### Written exercise
Copy out exactly the lines spanning the line with "Write a component" to the line with "18, 4, 0, 0];", inclusive, from the data underneath, with no pictures.

(Records with drawing code)
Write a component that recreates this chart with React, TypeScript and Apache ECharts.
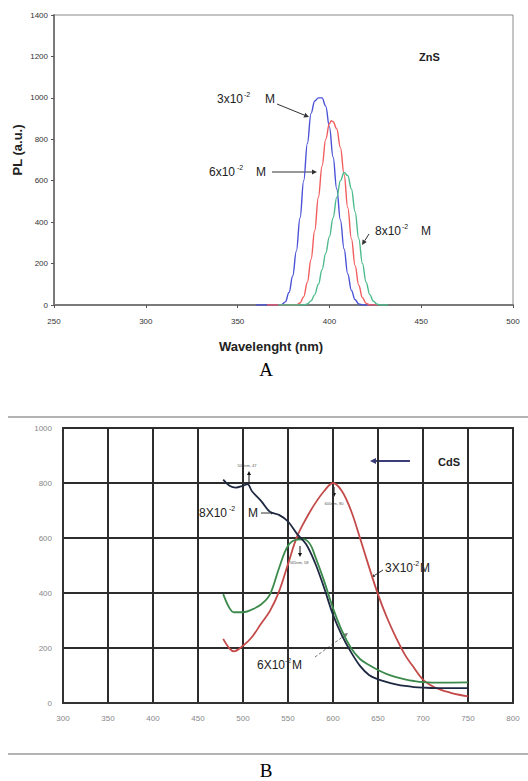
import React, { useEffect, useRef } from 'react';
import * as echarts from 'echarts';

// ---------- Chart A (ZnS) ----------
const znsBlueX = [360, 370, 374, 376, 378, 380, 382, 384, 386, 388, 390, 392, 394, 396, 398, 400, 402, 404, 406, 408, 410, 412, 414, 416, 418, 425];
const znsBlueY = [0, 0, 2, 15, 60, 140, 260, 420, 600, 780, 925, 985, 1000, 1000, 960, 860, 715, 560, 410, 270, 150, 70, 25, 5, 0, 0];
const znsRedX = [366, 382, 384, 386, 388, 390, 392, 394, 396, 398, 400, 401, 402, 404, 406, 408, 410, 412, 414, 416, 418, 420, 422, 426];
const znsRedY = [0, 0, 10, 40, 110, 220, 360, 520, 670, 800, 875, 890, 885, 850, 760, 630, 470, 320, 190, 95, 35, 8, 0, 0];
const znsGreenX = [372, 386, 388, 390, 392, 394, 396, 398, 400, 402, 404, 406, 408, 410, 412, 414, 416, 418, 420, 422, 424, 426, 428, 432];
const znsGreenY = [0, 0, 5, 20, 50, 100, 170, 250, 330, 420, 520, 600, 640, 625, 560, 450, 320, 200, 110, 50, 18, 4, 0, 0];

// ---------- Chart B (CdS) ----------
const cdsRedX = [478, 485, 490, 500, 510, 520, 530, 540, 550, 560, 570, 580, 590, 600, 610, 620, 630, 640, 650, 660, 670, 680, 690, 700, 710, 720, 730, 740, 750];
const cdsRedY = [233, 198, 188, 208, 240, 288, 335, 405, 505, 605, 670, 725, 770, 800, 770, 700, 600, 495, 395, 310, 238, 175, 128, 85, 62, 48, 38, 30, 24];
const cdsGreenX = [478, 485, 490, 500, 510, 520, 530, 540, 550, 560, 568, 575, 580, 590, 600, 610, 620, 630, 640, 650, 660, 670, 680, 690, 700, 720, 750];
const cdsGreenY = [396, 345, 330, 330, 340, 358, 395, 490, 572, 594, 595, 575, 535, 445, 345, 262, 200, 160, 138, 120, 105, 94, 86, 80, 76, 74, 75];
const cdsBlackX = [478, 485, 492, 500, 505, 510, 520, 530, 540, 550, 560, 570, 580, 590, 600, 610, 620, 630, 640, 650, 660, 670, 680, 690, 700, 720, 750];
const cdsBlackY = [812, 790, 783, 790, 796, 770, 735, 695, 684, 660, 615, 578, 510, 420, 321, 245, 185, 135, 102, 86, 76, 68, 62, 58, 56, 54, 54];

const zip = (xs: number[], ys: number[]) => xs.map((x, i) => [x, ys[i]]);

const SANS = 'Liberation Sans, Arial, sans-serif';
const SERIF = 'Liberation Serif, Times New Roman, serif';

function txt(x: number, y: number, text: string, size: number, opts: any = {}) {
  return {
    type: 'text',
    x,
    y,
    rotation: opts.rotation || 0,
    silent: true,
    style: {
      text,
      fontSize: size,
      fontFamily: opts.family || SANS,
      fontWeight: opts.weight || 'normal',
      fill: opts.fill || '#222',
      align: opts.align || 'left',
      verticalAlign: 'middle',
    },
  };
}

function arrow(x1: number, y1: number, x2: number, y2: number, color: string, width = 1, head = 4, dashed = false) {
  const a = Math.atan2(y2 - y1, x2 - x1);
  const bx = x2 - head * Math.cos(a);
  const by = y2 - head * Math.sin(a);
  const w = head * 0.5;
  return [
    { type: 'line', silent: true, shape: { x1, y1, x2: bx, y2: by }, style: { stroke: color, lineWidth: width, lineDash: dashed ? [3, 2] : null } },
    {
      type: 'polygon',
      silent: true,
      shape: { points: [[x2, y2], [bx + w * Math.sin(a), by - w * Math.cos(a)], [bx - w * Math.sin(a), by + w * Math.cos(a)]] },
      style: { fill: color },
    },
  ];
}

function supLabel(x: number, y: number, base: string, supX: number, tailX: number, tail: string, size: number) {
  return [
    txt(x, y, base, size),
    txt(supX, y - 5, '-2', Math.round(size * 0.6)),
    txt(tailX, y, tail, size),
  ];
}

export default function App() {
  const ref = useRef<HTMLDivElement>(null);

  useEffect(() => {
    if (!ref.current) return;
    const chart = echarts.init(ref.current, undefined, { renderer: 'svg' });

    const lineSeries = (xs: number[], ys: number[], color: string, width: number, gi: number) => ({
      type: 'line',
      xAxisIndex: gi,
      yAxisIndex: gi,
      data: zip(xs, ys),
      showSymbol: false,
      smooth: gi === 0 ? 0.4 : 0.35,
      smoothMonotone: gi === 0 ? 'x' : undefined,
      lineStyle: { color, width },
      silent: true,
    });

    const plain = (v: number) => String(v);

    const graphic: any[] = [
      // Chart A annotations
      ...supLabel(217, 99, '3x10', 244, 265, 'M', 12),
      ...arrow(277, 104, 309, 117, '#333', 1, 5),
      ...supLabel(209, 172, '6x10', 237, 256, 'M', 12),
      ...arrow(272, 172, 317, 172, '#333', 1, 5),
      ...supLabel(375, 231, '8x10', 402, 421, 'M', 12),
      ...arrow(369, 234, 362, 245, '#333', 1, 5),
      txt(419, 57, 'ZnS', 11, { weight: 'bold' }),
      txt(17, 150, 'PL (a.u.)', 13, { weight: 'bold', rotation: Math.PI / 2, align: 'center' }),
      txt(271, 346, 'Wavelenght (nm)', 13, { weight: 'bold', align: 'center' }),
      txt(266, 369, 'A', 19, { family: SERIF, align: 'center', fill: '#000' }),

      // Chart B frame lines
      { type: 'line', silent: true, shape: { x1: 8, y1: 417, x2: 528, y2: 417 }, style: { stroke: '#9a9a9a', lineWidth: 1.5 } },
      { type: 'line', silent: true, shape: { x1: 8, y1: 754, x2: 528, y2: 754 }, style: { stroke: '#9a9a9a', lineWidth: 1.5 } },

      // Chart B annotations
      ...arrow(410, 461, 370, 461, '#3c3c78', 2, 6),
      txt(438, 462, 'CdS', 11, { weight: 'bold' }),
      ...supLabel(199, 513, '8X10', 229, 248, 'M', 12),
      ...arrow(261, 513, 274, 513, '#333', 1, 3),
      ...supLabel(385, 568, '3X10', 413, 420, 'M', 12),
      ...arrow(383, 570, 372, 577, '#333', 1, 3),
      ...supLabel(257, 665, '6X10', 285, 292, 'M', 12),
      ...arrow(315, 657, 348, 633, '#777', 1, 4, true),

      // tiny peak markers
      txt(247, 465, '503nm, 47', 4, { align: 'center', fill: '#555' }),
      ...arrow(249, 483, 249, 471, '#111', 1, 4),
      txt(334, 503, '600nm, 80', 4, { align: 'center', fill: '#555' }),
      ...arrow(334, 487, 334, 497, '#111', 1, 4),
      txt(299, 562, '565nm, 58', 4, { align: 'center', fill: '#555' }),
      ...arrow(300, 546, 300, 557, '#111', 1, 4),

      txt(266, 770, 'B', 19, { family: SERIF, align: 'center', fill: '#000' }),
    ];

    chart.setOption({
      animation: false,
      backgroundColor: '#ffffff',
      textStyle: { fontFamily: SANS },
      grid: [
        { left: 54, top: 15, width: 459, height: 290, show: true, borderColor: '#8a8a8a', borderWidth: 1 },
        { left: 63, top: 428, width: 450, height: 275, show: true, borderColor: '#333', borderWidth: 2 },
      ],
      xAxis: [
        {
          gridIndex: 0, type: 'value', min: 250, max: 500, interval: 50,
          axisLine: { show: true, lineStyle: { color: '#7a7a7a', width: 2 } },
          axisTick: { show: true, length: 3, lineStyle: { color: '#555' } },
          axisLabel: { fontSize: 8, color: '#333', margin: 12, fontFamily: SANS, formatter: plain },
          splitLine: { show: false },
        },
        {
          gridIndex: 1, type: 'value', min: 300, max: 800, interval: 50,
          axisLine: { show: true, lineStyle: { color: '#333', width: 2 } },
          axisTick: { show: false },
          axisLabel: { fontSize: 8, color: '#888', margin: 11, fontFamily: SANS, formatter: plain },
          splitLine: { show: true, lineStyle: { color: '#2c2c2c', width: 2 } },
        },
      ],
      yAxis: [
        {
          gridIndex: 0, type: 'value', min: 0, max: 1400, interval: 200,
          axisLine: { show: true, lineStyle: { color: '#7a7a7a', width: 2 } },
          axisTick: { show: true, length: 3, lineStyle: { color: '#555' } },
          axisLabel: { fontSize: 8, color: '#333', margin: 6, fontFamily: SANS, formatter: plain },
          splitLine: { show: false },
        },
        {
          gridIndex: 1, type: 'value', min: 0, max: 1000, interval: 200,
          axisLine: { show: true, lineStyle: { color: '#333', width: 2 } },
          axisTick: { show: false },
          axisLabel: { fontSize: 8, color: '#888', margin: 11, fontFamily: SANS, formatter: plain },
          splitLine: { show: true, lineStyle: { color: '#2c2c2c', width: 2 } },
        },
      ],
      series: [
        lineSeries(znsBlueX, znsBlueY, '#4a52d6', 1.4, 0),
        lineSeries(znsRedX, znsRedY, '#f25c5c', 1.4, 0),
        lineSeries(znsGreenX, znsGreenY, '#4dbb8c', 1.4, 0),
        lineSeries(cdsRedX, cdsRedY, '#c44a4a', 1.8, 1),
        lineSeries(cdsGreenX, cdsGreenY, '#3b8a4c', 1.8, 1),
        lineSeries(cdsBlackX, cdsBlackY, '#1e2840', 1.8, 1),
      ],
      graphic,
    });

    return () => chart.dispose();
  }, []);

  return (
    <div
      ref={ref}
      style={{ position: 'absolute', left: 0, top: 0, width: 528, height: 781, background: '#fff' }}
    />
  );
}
--
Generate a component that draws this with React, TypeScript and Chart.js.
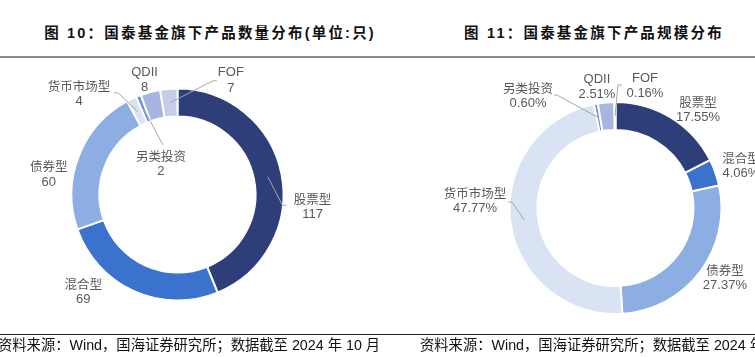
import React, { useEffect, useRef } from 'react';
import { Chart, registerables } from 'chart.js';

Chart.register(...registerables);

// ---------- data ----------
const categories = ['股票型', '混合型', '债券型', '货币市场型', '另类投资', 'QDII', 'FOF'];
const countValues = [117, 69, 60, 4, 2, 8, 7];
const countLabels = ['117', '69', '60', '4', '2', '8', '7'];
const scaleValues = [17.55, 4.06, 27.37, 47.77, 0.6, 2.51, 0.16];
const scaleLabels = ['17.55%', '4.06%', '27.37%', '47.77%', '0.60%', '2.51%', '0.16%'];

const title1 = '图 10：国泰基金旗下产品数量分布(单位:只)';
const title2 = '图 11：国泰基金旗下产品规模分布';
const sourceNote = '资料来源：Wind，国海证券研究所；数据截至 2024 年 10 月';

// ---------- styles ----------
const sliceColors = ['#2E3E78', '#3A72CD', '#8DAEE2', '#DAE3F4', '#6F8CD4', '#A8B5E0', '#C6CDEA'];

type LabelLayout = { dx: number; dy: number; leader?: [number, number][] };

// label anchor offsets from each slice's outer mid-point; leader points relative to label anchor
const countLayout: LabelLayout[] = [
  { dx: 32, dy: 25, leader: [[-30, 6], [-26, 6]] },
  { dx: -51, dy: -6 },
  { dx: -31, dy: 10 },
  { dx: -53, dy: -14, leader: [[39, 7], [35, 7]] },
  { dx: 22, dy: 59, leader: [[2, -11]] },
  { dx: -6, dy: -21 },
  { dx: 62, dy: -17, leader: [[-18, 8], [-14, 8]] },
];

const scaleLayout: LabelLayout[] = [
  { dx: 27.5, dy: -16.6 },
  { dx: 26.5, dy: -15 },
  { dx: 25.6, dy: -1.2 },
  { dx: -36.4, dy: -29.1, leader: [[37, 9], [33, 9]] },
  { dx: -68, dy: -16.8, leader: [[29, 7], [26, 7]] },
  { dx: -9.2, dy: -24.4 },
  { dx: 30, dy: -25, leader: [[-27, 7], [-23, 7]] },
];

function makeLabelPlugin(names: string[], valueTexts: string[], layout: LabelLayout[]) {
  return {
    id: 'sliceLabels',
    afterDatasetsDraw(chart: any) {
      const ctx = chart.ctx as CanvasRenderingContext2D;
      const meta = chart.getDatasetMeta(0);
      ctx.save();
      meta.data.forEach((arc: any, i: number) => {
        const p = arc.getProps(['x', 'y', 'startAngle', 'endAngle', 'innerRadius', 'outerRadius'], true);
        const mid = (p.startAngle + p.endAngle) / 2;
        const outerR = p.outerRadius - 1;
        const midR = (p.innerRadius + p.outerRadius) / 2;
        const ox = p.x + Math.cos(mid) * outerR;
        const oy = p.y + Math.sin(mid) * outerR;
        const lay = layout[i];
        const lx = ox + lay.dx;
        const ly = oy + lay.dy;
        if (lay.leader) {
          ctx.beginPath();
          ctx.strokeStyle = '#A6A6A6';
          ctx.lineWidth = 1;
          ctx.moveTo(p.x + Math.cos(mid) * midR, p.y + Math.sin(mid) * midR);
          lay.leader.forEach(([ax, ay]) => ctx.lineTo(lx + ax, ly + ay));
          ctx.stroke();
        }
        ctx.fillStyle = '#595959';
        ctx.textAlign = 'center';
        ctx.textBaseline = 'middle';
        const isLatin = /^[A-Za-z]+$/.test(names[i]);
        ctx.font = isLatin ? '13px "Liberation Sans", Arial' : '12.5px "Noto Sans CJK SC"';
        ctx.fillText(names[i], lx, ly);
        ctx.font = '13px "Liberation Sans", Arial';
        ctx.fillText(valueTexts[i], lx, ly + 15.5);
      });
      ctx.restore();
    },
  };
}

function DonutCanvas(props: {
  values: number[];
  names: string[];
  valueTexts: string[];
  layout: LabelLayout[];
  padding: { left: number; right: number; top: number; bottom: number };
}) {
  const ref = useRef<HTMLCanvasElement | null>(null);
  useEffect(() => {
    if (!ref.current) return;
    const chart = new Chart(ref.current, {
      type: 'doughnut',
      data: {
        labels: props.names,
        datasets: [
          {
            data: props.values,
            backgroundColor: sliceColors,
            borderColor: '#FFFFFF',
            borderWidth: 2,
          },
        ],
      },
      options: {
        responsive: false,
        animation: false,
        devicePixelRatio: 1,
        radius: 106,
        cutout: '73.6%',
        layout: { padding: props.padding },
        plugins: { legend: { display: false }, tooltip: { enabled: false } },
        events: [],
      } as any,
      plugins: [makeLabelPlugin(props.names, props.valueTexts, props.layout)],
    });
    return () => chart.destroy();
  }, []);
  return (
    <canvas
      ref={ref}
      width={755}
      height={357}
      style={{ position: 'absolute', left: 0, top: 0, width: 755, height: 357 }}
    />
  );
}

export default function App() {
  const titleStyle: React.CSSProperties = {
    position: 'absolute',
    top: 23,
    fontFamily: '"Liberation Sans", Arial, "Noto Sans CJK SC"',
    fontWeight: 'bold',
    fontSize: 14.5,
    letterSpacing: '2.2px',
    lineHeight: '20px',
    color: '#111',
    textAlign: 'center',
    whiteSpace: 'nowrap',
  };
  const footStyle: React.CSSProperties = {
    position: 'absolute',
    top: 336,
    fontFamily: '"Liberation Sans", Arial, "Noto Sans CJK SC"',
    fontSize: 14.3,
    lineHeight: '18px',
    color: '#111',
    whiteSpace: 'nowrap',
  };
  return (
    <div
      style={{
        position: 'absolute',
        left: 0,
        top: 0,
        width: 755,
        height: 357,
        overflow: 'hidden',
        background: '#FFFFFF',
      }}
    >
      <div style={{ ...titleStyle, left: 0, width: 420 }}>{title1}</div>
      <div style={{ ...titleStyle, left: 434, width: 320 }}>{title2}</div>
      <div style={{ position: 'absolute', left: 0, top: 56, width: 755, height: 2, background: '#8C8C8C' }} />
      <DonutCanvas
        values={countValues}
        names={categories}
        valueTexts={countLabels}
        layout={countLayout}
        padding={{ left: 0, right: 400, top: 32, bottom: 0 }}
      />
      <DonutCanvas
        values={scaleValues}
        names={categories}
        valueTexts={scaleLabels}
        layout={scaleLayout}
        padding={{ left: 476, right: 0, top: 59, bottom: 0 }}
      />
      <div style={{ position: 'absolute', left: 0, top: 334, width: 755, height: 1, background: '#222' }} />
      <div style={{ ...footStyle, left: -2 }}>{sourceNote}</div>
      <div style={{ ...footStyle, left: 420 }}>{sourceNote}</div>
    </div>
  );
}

### Answer to the exercise
Write a component that recreates this chart with React, TypeScript and Apache ECharts.
import React, { useEffect, useRef } from 'react';
import * as echarts from 'echarts';

// ---------- Chart A (ZnS) ----------
const znsBlueX = [360, 370, 374, 376, 378, 380, 382, 384, 386, 388, 390, 392, 394, 396, 398, 400, 402, 404, 406, 408, 410, 412, 414, 416, 418, 425];
const znsBlueY = [0, 0, 2, 15, 60, 140, 260, 420, 600, 780, 925, 985, 1000, 1000, 960, 860, 715, 560, 410, 270, 150, 70, 25, 5, 0, 0];
const znsRedX = [366, 382, 384, 386, 388, 390, 392, 394, 396, 398, 400, 401, 402, 404, 406, 408, 410, 412, 414, 416, 418, 420, 422, 426];
const znsRedY = [0, 0, 10, 40, 110, 220, 360, 520, 670, 800, 875, 890, 885, 850, 760, 630, 470, 320, 190, 95, 35, 8, 0, 0];
const znsGreenX = [372, 386, 388, 390, 392, 394, 396, 398, 400, 402, 404, 406, 408, 410, 412, 414, 416, 418, 420, 422, 424, 426, 428, 432];
const znsGreenY = [0, 0, 5, 20, 50, 100, 170, 250, 330, 420, 520, 600, 640, 625, 560, 450, 320, 200, 110, 50, 18, 4, 0, 0];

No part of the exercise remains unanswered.